Skip the pictures and quote all of the lines exactly.

* **Information supplied**

==*==

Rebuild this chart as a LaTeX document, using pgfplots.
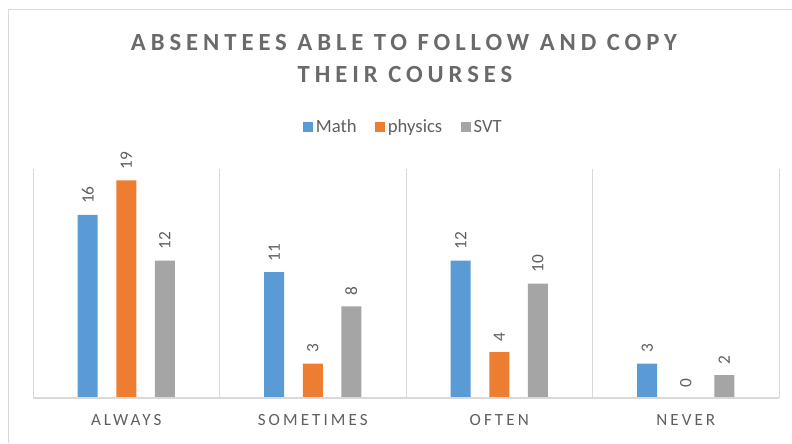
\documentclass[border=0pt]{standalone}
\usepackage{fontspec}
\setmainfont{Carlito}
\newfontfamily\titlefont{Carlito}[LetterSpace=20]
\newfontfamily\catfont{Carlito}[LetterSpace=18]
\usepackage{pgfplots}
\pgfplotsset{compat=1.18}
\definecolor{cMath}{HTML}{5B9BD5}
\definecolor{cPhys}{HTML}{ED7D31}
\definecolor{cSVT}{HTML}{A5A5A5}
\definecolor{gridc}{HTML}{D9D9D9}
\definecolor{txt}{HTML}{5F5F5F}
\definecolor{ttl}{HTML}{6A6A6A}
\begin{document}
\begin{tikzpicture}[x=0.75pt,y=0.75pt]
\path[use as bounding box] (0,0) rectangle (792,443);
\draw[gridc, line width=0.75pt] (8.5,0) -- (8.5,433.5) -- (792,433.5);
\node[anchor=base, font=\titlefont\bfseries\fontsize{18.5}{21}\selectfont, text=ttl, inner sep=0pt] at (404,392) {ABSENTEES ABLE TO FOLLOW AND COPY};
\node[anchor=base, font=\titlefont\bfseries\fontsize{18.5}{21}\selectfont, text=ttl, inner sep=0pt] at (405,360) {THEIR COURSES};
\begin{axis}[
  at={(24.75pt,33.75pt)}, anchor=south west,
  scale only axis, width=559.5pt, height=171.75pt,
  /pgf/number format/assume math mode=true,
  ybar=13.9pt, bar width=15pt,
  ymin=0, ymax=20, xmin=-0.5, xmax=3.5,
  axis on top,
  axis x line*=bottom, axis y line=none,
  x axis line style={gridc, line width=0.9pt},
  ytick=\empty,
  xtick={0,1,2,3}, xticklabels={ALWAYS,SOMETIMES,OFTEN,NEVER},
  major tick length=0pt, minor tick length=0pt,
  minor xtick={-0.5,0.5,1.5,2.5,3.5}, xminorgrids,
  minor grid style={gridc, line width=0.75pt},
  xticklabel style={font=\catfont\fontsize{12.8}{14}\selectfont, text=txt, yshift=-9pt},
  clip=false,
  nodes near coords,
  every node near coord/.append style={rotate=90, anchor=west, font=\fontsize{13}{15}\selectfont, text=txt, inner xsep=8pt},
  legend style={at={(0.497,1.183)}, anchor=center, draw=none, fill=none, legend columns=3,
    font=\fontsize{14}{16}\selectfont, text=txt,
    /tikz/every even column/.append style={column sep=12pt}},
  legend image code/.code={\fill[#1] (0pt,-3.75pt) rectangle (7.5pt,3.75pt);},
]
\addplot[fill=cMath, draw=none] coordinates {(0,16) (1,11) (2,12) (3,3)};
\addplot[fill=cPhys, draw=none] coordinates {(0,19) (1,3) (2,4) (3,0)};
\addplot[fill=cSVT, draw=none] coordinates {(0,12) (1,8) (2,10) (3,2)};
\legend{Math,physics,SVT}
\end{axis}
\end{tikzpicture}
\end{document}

==*==

* **Exercise solution**
Rebuild this chart as a LaTeX document, using pgfplots.
\documentclass[border=0pt]{standalone}
\usepackage{fontspec}
\setmainfont{Carlito}
\newfontfamily\titlefont{Carlito}[LetterSpace=20]
\newfontfamily\catfont{Carlito}[LetterSpace=18]
\usepackage{pgfplots}
\pgfplotsset{compat=1.18}
\definecolor{cMath}{HTML}{5B9BD5}
\definecolor{cPhys}{HTML}{ED7D31}
\definecolor{cSVT}{HTML}{A5A5A5}
\definecolor{gridc}{HTML}{D9D9D9}
\definecolor{txt}{HTML}{5F5F5F}
\definecolor{ttl}{HTML}{6A6A6A}
\begin{document}
\begin{tikzpicture}[x=0.75pt,y=0.75pt]
\path[use as bounding box] (0,0) rectangle (792,443);
\draw[gridc, line width=0.75pt] (8.5,0) -- (8.5,433.5) -- (792,433.5);
\node[anchor=base, font=\titlefont\bfseries\fontsize{18.5}{21}\selectfont, text=ttl, inner sep=0pt] at (404,392) {ABSENTEES ABLE TO FOLLOW AND COPY};
\node[anchor=base, font=\titlefont\bfseries\fontsize{18.5}{21}\selectfont, text=ttl, inner sep=0pt] at (405,360) {THEIR COURSES};
\begin{axis}[
  at={(24.75pt,33.75pt)}, anchor=south west,
  scale only axis, width=559.5pt, height=171.75pt,
  /pgf/number format/assume math mode=true,
  ybar=13.9pt, bar width=15pt,
  ymin=0, ymax=20, xmin=-0.5, xmax=3.5,
  axis on top,
  axis x line*=bottom, axis y line=none,
  x axis line style={gridc, line width=0.9pt},
  ytick=\empty,
  xtick={0,1,2,3}, xticklabels={ALWAYS,SOMETIMES,OFTEN,NEVER},
  major tick length=0pt, minor tick length=0pt,
  minor xtick={-0.5,0.5,1.5,2.5,3.5}, xminorgrids,
  minor grid style={gridc, line width=0.75pt},
  xticklabel style={font=\catfont\fontsize{12.8}{14}\selectfont, text=txt, yshift=-9pt},
  clip=false,
  nodes near coords,
  every node near coord/.append style={rotate=90, anchor=west, font=\fontsize{13}{15}\selectfont, text=txt, inner xsep=8pt},
  legend style={at={(0.497,1.183)}, anchor=center, draw=none, fill=none, legend columns=3,
    font=\fontsize{14}{16}\selectfont, text=txt,
    /tikz/every even column/.append style={column sep=12pt}},
  legend image code/.code={\fill[#1] (0pt,-3.75pt) rectangle (7.5pt,3.75pt);},
]
\addplot[fill=cMath, draw=none] coordinates {(0,16) (1,11) (2,12) (3,3)};
\addplot[fill=cPhys, draw=none] coordinates {(0,19) (1,3) (2,4) (3,0)};
\addplot[fill=cSVT, draw=none] coordinates {(0,12) (1,8) (2,10) (3,2)};
\legend{Math,physics,SVT}
\end{axis}
\end{tikzpicture}
\end{document}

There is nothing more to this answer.